Requirements - Return exactly, please, the lines that run from the line with "Write the seaborn" to the line with "from matplotlib.patches import FancyBboxPatch", ends included, and omit all pictures.

[Figure scripts]
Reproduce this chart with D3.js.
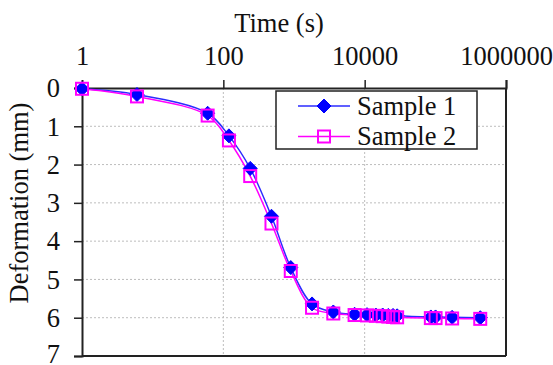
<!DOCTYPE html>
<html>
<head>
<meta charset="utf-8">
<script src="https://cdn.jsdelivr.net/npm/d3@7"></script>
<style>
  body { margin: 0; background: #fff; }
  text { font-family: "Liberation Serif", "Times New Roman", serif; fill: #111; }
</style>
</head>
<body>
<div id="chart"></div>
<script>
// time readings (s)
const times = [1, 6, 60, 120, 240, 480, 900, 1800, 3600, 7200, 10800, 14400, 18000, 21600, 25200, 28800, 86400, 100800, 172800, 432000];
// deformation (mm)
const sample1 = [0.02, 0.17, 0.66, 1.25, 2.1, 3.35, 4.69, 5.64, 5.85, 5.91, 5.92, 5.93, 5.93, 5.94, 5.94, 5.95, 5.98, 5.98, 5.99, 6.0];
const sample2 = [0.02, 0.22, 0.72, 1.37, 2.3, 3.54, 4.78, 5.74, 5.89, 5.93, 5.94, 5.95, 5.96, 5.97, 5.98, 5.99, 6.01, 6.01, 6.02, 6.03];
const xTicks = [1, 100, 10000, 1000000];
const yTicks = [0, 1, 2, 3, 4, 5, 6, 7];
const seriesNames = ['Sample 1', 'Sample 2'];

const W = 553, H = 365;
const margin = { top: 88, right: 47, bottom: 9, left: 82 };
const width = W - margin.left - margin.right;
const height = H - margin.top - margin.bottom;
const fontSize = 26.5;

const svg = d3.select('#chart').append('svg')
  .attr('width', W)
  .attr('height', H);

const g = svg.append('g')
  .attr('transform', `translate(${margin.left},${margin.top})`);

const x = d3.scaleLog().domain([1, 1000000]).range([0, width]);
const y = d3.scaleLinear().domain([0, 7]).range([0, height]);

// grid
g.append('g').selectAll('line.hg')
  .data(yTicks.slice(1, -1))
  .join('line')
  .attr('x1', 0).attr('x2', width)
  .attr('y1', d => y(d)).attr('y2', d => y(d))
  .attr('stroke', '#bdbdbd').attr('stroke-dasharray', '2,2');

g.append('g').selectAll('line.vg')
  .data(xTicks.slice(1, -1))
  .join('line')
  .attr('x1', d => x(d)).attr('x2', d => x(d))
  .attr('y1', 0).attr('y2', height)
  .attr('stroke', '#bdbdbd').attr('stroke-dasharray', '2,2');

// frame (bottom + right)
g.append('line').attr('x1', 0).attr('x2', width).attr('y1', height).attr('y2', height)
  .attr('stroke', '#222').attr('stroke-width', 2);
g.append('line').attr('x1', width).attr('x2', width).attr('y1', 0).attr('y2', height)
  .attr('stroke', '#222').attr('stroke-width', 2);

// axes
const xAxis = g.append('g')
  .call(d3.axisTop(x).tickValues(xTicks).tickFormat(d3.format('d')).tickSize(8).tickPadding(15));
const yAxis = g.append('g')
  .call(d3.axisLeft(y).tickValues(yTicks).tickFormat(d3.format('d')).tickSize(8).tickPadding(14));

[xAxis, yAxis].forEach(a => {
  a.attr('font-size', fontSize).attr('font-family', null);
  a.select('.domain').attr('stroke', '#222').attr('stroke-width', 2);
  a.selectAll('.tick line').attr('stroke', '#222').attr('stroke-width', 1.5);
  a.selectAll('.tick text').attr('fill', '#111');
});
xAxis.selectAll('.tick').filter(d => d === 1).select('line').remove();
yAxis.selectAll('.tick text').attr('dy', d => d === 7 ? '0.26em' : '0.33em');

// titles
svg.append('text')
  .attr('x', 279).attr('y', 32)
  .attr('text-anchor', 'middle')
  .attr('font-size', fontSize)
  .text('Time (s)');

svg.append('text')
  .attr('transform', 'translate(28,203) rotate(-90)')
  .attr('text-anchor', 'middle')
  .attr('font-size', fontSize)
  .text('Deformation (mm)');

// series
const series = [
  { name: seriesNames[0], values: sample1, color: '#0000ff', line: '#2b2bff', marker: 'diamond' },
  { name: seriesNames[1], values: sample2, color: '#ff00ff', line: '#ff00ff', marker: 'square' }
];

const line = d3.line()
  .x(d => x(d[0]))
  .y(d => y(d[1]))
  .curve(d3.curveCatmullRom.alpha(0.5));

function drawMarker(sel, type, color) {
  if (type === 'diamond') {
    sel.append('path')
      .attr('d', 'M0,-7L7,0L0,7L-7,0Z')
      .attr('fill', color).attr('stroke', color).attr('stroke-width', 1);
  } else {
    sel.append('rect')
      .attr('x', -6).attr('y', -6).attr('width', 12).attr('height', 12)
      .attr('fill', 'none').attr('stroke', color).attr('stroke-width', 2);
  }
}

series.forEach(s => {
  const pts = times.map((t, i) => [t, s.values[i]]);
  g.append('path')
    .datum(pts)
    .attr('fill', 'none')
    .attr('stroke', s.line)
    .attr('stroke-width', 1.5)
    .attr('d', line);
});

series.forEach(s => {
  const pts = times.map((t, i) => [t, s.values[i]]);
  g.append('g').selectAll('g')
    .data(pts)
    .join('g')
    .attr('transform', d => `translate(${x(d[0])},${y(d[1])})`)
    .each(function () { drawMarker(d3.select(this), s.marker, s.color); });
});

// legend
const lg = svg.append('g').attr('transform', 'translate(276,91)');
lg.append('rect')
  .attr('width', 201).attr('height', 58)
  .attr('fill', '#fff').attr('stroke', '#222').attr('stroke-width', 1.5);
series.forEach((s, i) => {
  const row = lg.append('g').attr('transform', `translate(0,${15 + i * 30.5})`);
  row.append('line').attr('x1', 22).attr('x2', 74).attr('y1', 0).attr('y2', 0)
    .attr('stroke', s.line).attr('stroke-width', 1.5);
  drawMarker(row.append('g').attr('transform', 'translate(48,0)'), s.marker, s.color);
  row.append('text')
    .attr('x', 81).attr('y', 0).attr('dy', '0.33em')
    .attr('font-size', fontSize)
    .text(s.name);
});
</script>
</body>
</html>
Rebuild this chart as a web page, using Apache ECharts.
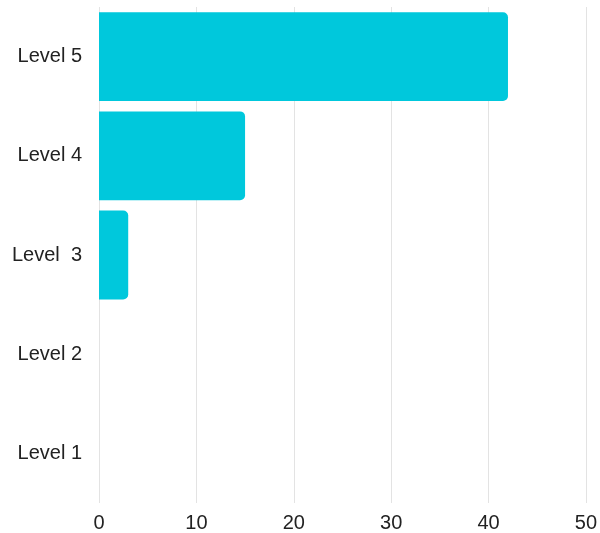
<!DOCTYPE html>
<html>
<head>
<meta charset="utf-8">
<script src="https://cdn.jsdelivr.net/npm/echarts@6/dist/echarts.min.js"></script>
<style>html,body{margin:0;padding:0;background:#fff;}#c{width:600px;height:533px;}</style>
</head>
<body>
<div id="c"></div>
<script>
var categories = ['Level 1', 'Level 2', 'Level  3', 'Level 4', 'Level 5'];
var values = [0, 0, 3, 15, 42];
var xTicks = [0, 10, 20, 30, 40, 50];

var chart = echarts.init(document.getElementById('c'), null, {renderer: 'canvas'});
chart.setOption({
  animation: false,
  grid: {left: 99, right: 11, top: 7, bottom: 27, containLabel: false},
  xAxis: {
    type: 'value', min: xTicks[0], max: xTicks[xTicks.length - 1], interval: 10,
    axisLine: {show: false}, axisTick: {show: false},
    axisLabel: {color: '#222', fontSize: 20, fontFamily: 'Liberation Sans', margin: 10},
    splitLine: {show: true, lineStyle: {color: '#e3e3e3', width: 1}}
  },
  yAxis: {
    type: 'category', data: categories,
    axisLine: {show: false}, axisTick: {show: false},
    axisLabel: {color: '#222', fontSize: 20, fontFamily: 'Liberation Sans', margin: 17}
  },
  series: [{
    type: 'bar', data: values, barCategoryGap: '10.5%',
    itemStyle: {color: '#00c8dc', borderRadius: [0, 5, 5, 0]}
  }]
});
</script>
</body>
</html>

* * *

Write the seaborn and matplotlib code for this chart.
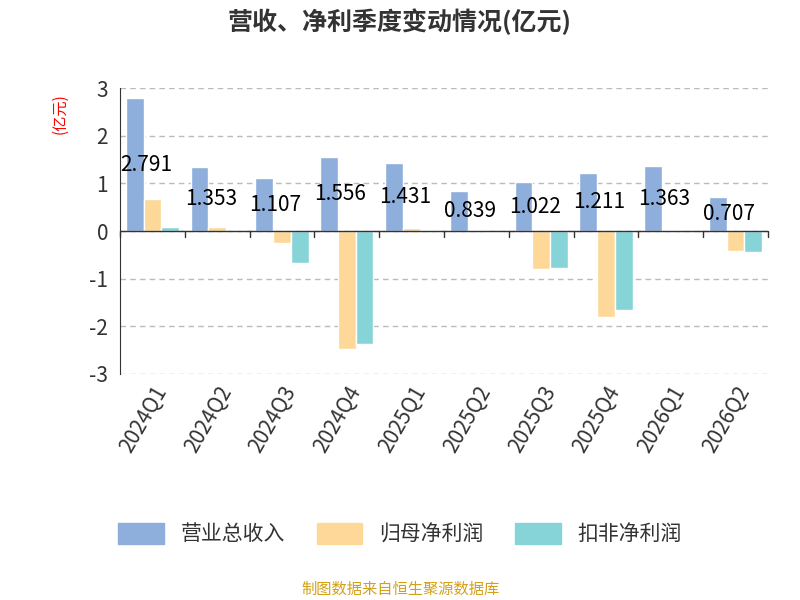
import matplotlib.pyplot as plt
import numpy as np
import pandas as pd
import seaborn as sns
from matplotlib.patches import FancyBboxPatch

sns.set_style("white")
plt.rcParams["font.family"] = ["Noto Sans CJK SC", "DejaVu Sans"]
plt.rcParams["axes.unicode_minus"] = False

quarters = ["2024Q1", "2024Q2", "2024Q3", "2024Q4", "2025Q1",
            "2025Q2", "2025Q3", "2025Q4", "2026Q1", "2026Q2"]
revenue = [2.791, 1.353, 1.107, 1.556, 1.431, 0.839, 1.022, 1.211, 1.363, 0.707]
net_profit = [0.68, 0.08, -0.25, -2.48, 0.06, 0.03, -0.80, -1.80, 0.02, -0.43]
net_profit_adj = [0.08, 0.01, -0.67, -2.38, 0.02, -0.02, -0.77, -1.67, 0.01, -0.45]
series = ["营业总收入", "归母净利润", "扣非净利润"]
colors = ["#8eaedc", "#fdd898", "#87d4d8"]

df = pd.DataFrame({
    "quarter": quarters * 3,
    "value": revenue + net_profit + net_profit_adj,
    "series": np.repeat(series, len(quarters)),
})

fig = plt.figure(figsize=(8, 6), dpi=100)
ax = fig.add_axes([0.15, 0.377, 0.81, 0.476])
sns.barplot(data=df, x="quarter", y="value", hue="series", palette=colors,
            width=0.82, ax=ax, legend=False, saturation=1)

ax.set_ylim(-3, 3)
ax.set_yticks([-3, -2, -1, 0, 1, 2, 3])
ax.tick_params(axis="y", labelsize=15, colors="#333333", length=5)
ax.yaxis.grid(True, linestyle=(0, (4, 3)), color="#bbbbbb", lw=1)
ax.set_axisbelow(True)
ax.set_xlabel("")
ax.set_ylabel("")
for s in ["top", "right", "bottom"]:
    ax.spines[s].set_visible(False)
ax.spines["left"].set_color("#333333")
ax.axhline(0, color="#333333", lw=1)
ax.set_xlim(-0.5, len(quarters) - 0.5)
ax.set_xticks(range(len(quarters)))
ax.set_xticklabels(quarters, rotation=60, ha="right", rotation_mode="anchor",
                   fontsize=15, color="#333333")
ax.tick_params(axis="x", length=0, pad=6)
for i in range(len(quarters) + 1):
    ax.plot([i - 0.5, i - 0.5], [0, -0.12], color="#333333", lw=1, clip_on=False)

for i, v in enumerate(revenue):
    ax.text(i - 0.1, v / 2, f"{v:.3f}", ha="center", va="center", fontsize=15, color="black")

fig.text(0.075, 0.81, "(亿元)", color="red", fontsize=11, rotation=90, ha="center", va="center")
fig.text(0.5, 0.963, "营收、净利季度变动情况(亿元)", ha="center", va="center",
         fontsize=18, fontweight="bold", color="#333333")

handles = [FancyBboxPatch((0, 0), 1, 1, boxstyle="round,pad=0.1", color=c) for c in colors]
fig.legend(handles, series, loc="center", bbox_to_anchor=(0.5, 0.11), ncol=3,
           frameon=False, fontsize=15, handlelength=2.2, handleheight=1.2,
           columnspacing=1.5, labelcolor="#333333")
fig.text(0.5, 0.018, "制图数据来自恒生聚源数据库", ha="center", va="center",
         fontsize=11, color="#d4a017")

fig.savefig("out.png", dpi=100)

* * *

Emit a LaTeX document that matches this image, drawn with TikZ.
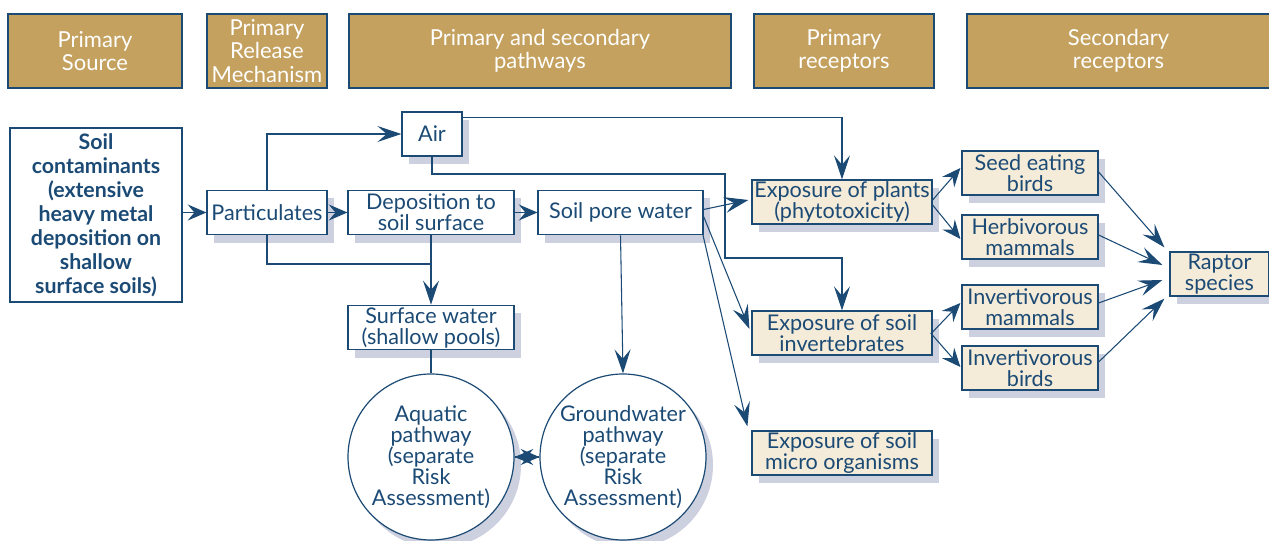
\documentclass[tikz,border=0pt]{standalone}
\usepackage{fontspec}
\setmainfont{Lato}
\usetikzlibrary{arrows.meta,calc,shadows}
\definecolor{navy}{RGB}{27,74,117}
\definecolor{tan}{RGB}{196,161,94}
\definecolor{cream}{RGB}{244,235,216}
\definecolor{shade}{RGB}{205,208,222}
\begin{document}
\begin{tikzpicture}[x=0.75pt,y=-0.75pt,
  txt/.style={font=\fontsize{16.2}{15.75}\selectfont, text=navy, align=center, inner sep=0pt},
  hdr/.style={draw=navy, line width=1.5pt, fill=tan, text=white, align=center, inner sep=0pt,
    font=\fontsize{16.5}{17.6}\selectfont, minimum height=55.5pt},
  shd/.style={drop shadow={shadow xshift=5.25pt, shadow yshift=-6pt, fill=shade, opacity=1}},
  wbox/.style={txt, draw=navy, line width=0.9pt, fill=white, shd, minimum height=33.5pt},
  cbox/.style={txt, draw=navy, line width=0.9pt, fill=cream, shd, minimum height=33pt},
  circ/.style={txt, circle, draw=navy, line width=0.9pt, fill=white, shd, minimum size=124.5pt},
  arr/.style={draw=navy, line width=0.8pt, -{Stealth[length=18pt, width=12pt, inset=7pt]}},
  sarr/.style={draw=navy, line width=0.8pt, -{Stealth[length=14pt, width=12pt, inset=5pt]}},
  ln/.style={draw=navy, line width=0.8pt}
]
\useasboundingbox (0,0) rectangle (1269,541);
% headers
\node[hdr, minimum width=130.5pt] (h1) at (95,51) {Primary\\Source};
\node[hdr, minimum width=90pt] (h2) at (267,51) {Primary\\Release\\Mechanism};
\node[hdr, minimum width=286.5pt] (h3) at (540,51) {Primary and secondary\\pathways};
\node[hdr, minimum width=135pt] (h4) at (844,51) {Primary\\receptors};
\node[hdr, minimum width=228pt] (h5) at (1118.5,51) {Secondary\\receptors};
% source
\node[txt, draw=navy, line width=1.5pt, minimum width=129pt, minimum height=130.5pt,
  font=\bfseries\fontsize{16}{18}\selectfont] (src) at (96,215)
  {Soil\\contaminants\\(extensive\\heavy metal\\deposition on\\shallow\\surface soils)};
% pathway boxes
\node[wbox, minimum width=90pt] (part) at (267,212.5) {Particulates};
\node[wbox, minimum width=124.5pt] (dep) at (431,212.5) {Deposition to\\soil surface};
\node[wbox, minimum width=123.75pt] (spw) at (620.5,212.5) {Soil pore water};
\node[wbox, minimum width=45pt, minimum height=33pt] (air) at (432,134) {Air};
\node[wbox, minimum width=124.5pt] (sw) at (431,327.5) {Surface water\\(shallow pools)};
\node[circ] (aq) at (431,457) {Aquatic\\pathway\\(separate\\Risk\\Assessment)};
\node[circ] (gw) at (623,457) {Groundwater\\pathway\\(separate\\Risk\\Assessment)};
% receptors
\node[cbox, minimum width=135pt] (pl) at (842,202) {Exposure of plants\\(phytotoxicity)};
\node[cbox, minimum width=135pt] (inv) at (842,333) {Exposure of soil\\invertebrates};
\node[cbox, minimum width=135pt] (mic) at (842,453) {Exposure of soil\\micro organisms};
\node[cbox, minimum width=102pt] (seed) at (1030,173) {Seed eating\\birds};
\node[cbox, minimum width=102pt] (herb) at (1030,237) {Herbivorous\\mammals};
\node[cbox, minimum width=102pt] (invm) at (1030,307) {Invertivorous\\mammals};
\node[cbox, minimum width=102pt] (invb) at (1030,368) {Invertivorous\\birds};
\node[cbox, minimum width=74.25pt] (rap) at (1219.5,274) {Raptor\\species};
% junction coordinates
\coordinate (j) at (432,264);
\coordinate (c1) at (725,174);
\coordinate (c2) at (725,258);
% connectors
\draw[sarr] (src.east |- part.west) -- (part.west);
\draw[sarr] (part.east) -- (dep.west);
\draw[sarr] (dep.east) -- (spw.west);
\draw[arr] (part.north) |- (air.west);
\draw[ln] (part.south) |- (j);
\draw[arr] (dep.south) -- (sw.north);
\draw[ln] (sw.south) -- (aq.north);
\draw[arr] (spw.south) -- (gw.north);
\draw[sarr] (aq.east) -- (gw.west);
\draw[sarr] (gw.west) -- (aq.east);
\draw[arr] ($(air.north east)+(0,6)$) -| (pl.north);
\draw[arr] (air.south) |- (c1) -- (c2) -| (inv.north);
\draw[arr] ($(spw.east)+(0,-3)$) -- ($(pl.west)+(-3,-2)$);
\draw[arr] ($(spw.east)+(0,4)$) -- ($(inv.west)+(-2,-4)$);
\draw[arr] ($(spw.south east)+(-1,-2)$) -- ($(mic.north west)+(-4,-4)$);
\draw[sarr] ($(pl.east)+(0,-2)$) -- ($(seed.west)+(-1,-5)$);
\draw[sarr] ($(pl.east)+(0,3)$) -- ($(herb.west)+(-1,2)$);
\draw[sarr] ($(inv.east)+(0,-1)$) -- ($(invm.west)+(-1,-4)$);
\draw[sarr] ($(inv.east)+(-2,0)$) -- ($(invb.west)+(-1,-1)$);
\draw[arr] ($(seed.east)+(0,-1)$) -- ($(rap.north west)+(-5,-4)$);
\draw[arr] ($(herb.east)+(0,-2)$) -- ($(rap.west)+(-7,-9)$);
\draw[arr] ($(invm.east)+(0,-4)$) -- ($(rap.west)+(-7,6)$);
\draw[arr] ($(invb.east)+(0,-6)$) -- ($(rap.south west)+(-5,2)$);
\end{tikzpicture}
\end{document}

Solution for this exercise -
Write the seaborn and matplotlib code for this chart.
import matplotlib.pyplot as plt
import numpy as np
import pandas as pd
import seaborn as sns
from matplotlib.patches import FancyBboxPatch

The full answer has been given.